AIM OF THE TASK
Repeat every line of the listing below exactly, minus the pictures.

RECORDED DATA
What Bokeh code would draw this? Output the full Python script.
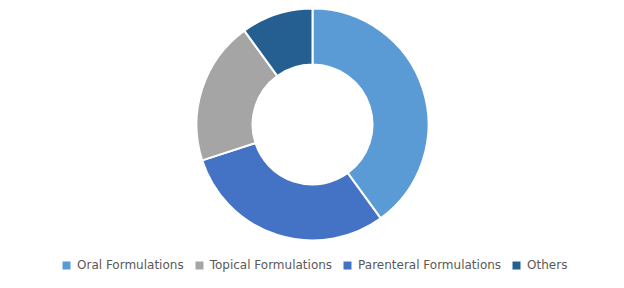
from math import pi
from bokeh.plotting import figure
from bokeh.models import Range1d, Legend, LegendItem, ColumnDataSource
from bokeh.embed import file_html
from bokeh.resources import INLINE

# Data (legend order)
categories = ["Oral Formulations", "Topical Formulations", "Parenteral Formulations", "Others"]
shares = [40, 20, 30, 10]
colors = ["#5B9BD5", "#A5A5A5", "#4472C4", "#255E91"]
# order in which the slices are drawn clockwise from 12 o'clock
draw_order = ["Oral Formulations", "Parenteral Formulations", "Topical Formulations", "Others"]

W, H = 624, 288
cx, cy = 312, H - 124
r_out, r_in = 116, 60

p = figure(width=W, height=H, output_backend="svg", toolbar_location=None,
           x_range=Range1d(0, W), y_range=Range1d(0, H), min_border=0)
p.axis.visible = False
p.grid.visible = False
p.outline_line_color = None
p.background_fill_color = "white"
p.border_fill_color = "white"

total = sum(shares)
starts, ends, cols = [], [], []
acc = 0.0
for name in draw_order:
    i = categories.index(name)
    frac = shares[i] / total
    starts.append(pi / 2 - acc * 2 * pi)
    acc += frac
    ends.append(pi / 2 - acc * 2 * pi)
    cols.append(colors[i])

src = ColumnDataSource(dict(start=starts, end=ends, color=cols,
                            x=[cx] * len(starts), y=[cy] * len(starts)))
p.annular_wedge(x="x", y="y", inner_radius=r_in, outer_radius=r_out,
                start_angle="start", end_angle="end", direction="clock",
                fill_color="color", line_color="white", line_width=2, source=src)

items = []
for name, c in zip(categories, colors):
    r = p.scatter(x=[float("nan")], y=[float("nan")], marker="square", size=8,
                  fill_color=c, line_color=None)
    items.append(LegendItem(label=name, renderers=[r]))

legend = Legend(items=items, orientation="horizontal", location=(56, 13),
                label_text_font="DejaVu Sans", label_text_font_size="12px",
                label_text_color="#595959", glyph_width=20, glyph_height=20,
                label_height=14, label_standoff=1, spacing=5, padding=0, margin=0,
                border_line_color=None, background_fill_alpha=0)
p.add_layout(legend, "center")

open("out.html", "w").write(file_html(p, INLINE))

RESULT OF THE EXERCISE
What Bokeh code would draw this? Output the full Python script.
from math import pi
from bokeh.plotting import figure
from bokeh.models import Range1d, Legend, LegendItem, ColumnDataSource
from bokeh.embed import file_html
from bokeh.resources import INLINE

# Data (legend order)
categories = ["Oral Formulations", "Topical Formulations", "Parenteral Formulations", "Others"]
shares = [40, 20, 30, 10]
colors = ["#5B9BD5", "#A5A5A5", "#4472C4", "#255E91"]
# order in which the slices are drawn clockwise from 12 o'clock
draw_order = ["Oral Formulations", "Parenteral Formulations", "Topical Formulations", "Others"]

W, H = 624, 288
cx, cy = 312, H - 124
r_out, r_in = 116, 60

p = figure(width=W, height=H, output_backend="svg", toolbar_location=None,
           x_range=Range1d(0, W), y_range=Range1d(0, H), min_border=0)
p.axis.visible = False
p.grid.visible = False
p.outline_line_color = None
p.background_fill_color = "white"
p.border_fill_color = "white"

total = sum(shares)
starts, ends, cols = [], [], []
acc = 0.0
for name in draw_order:
    i = categories.index(name)
    frac = shares[i] / total
    starts.append(pi / 2 - acc * 2 * pi)
    acc += frac
    ends.append(pi / 2 - acc * 2 * pi)
    cols.append(colors[i])

src = ColumnDataSource(dict(start=starts, end=ends, color=cols,
                            x=[cx] * len(starts), y=[cy] * len(starts)))
p.annular_wedge(x="x", y="y", inner_radius=r_in, outer_radius=r_out,
                start_angle="start", end_angle="end", direction="clock",
                fill_color="color", line_color="white", line_width=2, source=src)

items = []
for name, c in zip(categories, colors):
    r = p.scatter(x=[float("nan")], y=[float("nan")], marker="square", size=8,
                  fill_color=c, line_color=None)
    items.append(LegendItem(label=name, renderers=[r]))

legend = Legend(items=items, orientation="horizontal", location=(56, 13),
                label_text_font="DejaVu Sans", label_text_font_size="12px",
                label_text_color="#595959", glyph_width=20, glyph_height=20,
                label_height=14, label_standoff=1, spacing=5, padding=0, margin=0,
                border_line_color=None, background_fill_alpha=0)
p.add_layout(legend, "center")

open("out.html", "w").write(file_html(p, INLINE))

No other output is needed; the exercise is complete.